Attempt 3 (in response to Ben): every one of these maps $\hat{h}_{\alpha a}$ can be identified with a $G\times G'$-equivariant map $\Phi_{\alpha a}:U_{\alpha a}\times(G\times G')\to C^{\infty}(F,F')$ as follows: $$\Phi_{\alpha a}:\quad (p,g,g')\mapsto \left(f\mapsto g' \hat{h}_{\alpha a}\left(h(p),g^{-1}f\right)\right).$$ The action of $G\times G'$ on $C^{\infty}(F,F')$ is by composition $(g,g',\varphi)\mapsto g'\circ\varphi\circ g^{-1}$. The transformation rule becomes very simple: $$\boxed{\Phi_{\beta b}(p,g,g')=\Phi_{\alpha a}\left(p,t_{\beta\alpha}(p)g,t_{ba}'(h(p))g'\right).}$$ This clearly defines a global equivariant function on a principal $(G\times G')$-bundle but I want to omit that. I would like to set some restriction on these maps so that I could say that $h$ respects the $G$- and $G'$-structures in some sense. I can do it by analogy with the interpretation of a $G$-structure as a way of selecting an orbit inside the set of all isomorphisms: require all $\Phi_{\alpha a}$'s to take values in a single orbit of the action of $G\times G'$ on $C^\infty(F,F')$. This is a well-defined restriction because transition functions take values in $G\times G'$. It means that, up to a choice of local charts (compatible with the structures), the morphism "looks the same" in every fiber. Now, if $F$ and $F'$ have additional structure which selects in a natural way a subclass of maps $\mathrm{Hom}(F,F')\subset C^\infty(F,F')$ (and usually such that $G$ and $G'$ are the groups of automorphisms preserving those structures), then we also require those orbits to be orbits of maps from $\mathrm{Hom}(F,F')$.

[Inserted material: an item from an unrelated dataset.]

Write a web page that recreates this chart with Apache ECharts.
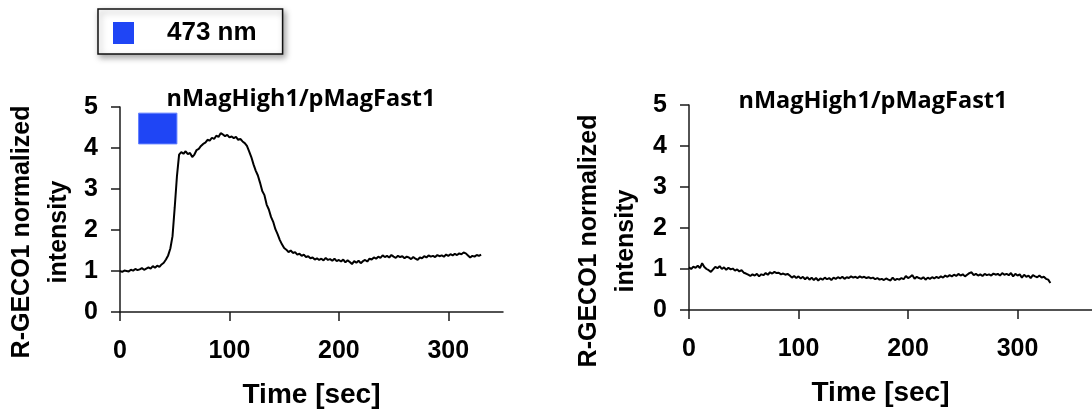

Let's see what effect this has in the context of vector bundles. Here $G$ and $G'$ are some $\mathrm{GL}$-groups, say $G=\mathrm{GL}(F)$ and $G'=\mathrm{GL}(F')$. Then I'd like to say that a collection of maps $\varphi_p:F\to F'$ belonging to an orbit of a linear map under the action of $\mathrm{GL}(F)\times \mathrm{GL}(F')$ on $C^\infty(F,F')$ is equivalent to these maps being linear. This then leads to the standard definition of vector bundles. So the solution is that the additional structure of a vector space on the model fiber canonically selects of class of fiberwise maps, and these generate bundle morphisms.

Answer 1

One obvious fact: Cartan geometries are rigid, i.e. the automorphisms of a Cartan geometry, on a manifold with finitely many connected components, form a finite dimensional Lie group acting smoothly. The automorphisms of a vector bundle form an infinite dimensional group, at least in some informal sense, and this can be made into a formal statement with suitable precise definitions. But clearly you will need to add a lot of extraneous structure to any vector bundle to get a Cartan geometry. But you seem to be happy with a Cartan geometry associated to each fiber, so let's try that.

I would look at the story a bit differently. To each vector bundle $E\xrightarrow{\pi}M$, associate its frame bundle $FE\xrightarrow{\pi}M$, which is the set of all pairs $(m,u)$ where $m\in M$ and $E_m\xrightarrow{u}V$ is a linear isomorphism to a fixed vector space $V$. Then each fiber $F_m E$, while not being itself a Lie group, has a flat Cartan geometry modelled on $\operatorname{GL}_V$ acted on by $\operatorname{GL}_V$. To see this, note that $FE$ is acted on by $\operatorname{GL}_V$ by $g,u\mapsto gu$. This action is simply transitive on each fiber $F_m E$. We can say that $F_m E$ is a $\operatorname{GL}_V$-torsor. Now suppose we take some closed subgroup $G\subseteq\operatorname{GL}_V$ and imagine that we have a principal left $G$-subbundle $F\subseteq FE$. For example, if $G=\operatorname{U}(n)$ is the unitary group, this $F$ is the orthonormal frame bundle of a unique Hermitian metric. This subbundle $F$ has thus a fiberwise Maurer--Cartan form $\omega$ which we will define. First, we differentiate the $G$-action by defining vector fields $\vec{A}$ for each $A\in\mathfrak{g}$ in the Lie algebra of $G$, by $$ \vec{A}(u):=\left.\frac{d}{dt}\right|_{t=0}e^{tA}u. $$ For any tangent vector $\dot{u}\in T_u F_m E$ by writing $\dot{u}$ as $\dot{u}=\vec{A}$ for a unique $A\in\mathfrak{g}$. Then define $\omega(\dot{u})=A$. A $G$-connection on the vector bundle is precisely an extension of $\omega$ to tangent vectors to $F$, instead of just tangent vectors to the fibers $F_m$. The problem with morphisms of these objects is simple: we want to allow vector bundle morphisms to have zeros, but that won't map the invertible linear maps on one vector space to those on the other. But if we have two vector bundles $E,E'\to M$, say with reductions $F\subseteq FE$, $F'\subseteq FE'$ to structure groups $G,G'$, we can consider on $F\times_M F'$ the $G\times G'$ equivariant maps $F\times_M F'\to V^*\otimes V'$. These maps are the vector bundle morphisms in this elaborate language. To be precise, if $E\xrightarrow{f}E'$ is a vector bundle morphism, so a linear map on each fiber, then associate to each $(u,u')\in F\times_M F'$ the llnear map $\varphi(u,u'):=u' \circ f \circ u^{-1}$. Conversely, you can check that any $G\times G'$-equivariant map $F\times_M F'\to V^*\otimes V'$ arises uniquely in this way.